- **THE EXERCISE**
Will you quote precisely the lines that run from the top of the material below to the line containing "plt.rcParams['mathtext.default'] = 'regular'", both ends included?

- **DATASET SECTION**

━━━━━━━━━━━━━━━━━━━━━━━━━━━━━━

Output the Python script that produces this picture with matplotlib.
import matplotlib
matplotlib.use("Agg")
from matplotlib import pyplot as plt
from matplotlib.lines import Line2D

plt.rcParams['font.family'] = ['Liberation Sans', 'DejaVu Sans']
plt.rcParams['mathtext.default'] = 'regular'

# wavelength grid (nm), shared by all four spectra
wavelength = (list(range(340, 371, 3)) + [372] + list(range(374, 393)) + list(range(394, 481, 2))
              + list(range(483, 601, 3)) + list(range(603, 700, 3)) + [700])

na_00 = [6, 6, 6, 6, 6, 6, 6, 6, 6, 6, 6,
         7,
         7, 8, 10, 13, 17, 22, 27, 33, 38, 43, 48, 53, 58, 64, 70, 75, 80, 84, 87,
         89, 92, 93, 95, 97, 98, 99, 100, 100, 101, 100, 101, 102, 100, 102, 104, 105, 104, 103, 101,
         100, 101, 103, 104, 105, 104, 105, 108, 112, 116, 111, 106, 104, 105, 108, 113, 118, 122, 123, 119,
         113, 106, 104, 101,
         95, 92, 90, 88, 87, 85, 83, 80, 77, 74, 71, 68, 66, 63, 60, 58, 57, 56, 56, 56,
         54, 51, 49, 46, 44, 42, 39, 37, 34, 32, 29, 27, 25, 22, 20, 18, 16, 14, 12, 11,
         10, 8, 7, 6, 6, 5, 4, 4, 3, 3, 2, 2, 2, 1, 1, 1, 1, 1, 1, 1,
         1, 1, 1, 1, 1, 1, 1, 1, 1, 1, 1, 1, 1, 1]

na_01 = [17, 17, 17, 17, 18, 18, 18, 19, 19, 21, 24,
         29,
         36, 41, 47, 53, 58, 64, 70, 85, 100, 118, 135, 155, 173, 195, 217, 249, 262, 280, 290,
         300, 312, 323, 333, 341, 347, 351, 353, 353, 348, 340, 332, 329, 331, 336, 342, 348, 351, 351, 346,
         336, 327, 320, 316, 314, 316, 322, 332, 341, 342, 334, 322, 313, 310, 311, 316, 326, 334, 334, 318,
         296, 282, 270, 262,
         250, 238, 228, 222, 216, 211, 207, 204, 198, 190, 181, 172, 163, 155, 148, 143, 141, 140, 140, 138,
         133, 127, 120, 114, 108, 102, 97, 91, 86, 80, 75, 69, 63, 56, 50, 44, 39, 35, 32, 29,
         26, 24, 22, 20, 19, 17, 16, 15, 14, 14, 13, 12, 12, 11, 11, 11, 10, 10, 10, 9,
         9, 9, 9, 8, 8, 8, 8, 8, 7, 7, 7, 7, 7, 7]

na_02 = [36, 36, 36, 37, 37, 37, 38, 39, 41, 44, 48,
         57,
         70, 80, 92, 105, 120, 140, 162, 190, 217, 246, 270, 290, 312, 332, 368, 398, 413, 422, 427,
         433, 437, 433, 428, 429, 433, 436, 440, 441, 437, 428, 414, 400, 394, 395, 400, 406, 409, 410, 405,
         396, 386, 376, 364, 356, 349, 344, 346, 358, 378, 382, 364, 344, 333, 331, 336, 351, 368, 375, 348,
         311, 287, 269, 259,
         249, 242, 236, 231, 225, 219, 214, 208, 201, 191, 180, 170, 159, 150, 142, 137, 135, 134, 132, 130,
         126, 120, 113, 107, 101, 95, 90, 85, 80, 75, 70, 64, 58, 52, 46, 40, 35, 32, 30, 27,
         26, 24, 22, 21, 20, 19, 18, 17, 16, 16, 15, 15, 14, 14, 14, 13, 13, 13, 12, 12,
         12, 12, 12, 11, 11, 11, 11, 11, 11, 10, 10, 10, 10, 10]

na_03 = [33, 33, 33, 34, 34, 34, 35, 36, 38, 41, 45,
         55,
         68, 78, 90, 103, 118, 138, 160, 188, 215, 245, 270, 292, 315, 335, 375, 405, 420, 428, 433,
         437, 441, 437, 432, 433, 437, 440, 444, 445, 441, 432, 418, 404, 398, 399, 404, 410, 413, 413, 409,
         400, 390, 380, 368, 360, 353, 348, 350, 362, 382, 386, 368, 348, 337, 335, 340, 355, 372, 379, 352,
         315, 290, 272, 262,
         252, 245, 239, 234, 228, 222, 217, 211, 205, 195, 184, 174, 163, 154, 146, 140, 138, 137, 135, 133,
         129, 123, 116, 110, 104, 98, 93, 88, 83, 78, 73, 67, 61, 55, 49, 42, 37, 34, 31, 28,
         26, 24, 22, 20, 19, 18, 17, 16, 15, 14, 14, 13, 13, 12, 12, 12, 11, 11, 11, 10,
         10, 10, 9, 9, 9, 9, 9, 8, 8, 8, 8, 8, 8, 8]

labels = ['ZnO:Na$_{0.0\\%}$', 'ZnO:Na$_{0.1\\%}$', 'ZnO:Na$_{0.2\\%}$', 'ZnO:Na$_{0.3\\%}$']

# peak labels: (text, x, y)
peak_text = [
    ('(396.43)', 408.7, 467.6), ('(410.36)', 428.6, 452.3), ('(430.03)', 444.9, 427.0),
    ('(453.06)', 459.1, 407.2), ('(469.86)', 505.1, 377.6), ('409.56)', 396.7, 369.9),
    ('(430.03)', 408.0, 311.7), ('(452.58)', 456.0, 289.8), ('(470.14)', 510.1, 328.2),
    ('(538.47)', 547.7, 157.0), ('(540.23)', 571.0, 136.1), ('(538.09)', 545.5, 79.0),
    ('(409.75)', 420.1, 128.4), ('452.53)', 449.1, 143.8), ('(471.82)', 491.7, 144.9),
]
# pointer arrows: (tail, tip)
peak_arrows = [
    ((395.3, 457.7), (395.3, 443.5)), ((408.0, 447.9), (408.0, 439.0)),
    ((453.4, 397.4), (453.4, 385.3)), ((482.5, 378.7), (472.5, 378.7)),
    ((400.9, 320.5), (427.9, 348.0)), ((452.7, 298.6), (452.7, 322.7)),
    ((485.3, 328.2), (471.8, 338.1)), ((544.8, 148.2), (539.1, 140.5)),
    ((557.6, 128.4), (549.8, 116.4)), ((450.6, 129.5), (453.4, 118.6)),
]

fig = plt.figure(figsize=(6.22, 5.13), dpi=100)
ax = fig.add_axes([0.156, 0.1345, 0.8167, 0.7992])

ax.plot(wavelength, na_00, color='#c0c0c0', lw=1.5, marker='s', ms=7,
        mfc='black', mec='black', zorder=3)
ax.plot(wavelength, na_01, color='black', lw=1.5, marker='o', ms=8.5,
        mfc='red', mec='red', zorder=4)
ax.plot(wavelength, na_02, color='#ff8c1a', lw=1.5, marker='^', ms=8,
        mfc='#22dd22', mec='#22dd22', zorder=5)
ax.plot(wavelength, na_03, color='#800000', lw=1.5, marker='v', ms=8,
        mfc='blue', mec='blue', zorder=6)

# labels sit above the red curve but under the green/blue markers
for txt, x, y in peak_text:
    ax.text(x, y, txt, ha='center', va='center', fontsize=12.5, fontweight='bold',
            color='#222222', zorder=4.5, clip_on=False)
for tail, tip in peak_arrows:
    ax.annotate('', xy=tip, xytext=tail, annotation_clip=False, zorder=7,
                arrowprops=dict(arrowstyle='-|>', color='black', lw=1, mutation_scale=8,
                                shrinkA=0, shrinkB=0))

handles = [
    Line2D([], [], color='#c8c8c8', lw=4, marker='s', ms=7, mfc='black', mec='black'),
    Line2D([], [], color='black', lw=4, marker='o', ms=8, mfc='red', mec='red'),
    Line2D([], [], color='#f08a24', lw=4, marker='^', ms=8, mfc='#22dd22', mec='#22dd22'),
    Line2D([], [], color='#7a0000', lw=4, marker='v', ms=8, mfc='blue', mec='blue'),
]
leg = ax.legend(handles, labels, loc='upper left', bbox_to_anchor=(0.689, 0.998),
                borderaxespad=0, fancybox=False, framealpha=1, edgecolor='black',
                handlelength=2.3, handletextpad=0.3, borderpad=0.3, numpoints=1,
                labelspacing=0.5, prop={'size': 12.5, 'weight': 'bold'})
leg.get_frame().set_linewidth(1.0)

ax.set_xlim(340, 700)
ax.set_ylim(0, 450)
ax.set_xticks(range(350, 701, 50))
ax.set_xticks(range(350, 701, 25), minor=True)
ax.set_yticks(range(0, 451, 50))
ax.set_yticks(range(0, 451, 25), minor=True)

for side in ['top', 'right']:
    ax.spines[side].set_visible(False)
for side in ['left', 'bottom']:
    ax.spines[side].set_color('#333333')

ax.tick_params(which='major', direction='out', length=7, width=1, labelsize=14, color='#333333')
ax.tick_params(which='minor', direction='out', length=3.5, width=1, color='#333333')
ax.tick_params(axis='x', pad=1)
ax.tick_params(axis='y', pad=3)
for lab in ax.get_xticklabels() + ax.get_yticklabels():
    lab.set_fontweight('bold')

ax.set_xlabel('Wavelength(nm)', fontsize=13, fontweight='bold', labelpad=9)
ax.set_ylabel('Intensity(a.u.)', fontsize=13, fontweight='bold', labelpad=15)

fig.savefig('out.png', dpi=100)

━━━━━━━━━━━━━━━━━━━━━━━━━━━━━━

- **RESPONSE TO THE EXERCISE**
Output the Python script that produces this picture with matplotlib.
import matplotlib
matplotlib.use("Agg")
from matplotlib import pyplot as plt
from matplotlib.lines import Line2D

plt.rcParams['font.family'] = ['Liberation Sans', 'DejaVu Sans']
plt.rcParams['mathtext.default'] = 'regular'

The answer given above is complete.